Based on my experience, the main concern I would have is that the contacts within 3.5mm jacks often (but not always) do not have enough tension to provide a connection that is reliable over time. Especially if there are frequent removals and insertions of the mating plug, or if the weight of the cable and/or adapter is such that significant pressure is exerted on the contacts, or if the cable happens to be yanked on occasion. In some cases I’ve found that simply jiggling a 3.5mm plug with light to moderate pressure can put a huge transient through whatever electronics is downstream, due to intermittency of the ground connection between the plug and jack.
That tends to more true on consumer equipment than on professional audio and video equipment, IME. (And, yes, 3.5 mm jacks are sometimes used on professional equipment, to allow connection of headphones for monitoring, or to provide outputs to recorders, or for other purposes).

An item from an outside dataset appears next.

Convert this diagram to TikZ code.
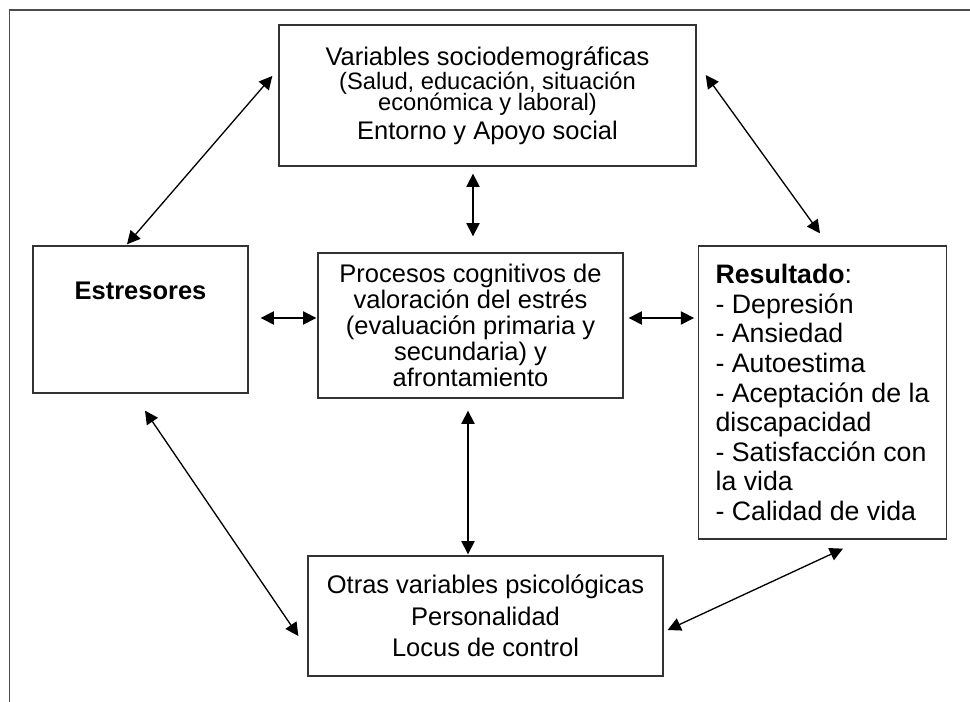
\documentclass[tikz,border=0pt]{standalone}
\usepackage{fontspec}
\setmainfont{Liberation Sans}
\usetikzlibrary{arrows.meta,calc}
\lineskiplimit=-20pt

\begin{document}
\begin{tikzpicture}[
  caja/.style={draw=black!80, line width=0.75pt, inner sep=0pt},
  flecha/.style={{Triangle[length=7.5pt,width=7.5pt]}-{Triangle[length=7.5pt,width=7.5pt]}, line width=0.75pt},
  font=\fontsize{14.5}{14.8}\selectfont
]
\useasboundingbox (0,0) rectangle (19.4,14.04);
\draw[black!70, line width=1.1pt] (0.19,0) -- (0.19,13.84) -- (19.4,13.84);

\node[caja, minimum width=8.34cm, minimum height=2.82cm, align=center,
      font=\fontsize{14.5}{12}\selectfont] (socio) at (9.75,12.13)
  {Variables sociodemográficas\\[1.7pt]
   {\fontsize{13.5}{12}\selectfont (Salud, educación, situación}\\
   {\fontsize{13.5}{12}\selectfont económica y laboral)}\\[4.5pt]
   Entorno y Apoyo social};
\node[caja, minimum width=4.3cm, minimum height=2.94cm] (estres) at (2.81,7.65) {};
\node[font=\fontsize{14.5}{14.8}\selectfont\bfseries] (estreslbl) at ($(estres.north)+(0,-0.92)$) {Estresores};
\node[caja, minimum width=6.1cm, minimum height=2.9cm, align=center] (proc) at (9.41,7.53)
  {Procesos cognitivos de\\valoración del estrés\\(evaluación primaria y\\secundaria) y\\afrontamiento};
\node[caja, minimum width=4.95cm, minimum height=5.86cm, align=left,
      font=\fontsize{15.2}{16.8}\selectfont] (result) at (16.45,6.19)
  {\textbf{Resultado}:\\- Depresión\\- Ansiedad\\- Autoestima\\- Aceptación de la\\discapacidad\\- Satisfacción con\\la vida\\- Calidad de vida};
\node[caja, minimum width=7.1cm, minimum height=2.4cm, align=center,
      font=\fontsize{14.5}{17.9}\selectfont] (otras) at (9.71,1.72)
  {Otras variables psicológicas\\Personalidad\\Locus de control};

\coordinate (ejeA) at (9.46,0);
\coordinate (ejeB) at (0,7.68);
\coordinate (ejeC) at (9.36,0);

\draw[flecha] ($(estres.north)+(-0.27,0.02)$) -- ($(socio.west)+(-0.12,0.39)$);
\draw[flecha] ($(socio.east)+(0.18,0.41)$) -- ($(result.north)+(-0.05,0.24)$);
\draw[flecha, shorten <=0.14cm, shorten >=0.32cm] (ejeA |- socio.south) -- (ejeA |- proc.north);
\draw[flecha, shorten <=0.24cm, shorten >=0.02cm] (estres.east |- ejeB) -- (proc.west |- ejeB);
\draw[flecha, shorten <=0.1cm, shorten >=0.08cm] (proc.east |- ejeB) -- (result.west |- ejeB);
\draw[flecha, shorten <=0.24cm, shorten >=0.02cm] (ejeC |- proc.south) -- (ejeC |- otras.north);
\draw[flecha] ($(estres.south)+(0.09,-0.34)$) -- ($(otras.west)+(-0.18,-0.4)$);
\draw[flecha] ($(result.south)+(0.41,-0.18)$) -- ($(otras.east)+(0.08,-0.28)$);
\end{tikzpicture}
\end{document}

The suggestion of using a quality adapter in conjunction with RCA cables strikes me as likely to be a good approach. The concern I would have with respect to the RCA-to-3.5mm cables you mentioned is that depending on their design they MIGHT incorporate an outer shield that is grounded at only one end, which if the cable is truly intended for connection of a 3.5mm output to an RCA input would be the wrong end to be optimal in terms of noise rejection. Whether or not that would make a perceptible difference in your application, though, is anyone’s guess. But you might want to ask some of the manufacturers you mentioned if their adapter cables are designed in that manner.
So to answer your question I don’t think going RCA-to-3.5mm will NECESSARILY compromise either sonics or reliability, but as is usually the case in audio it depends, and is hard to predict.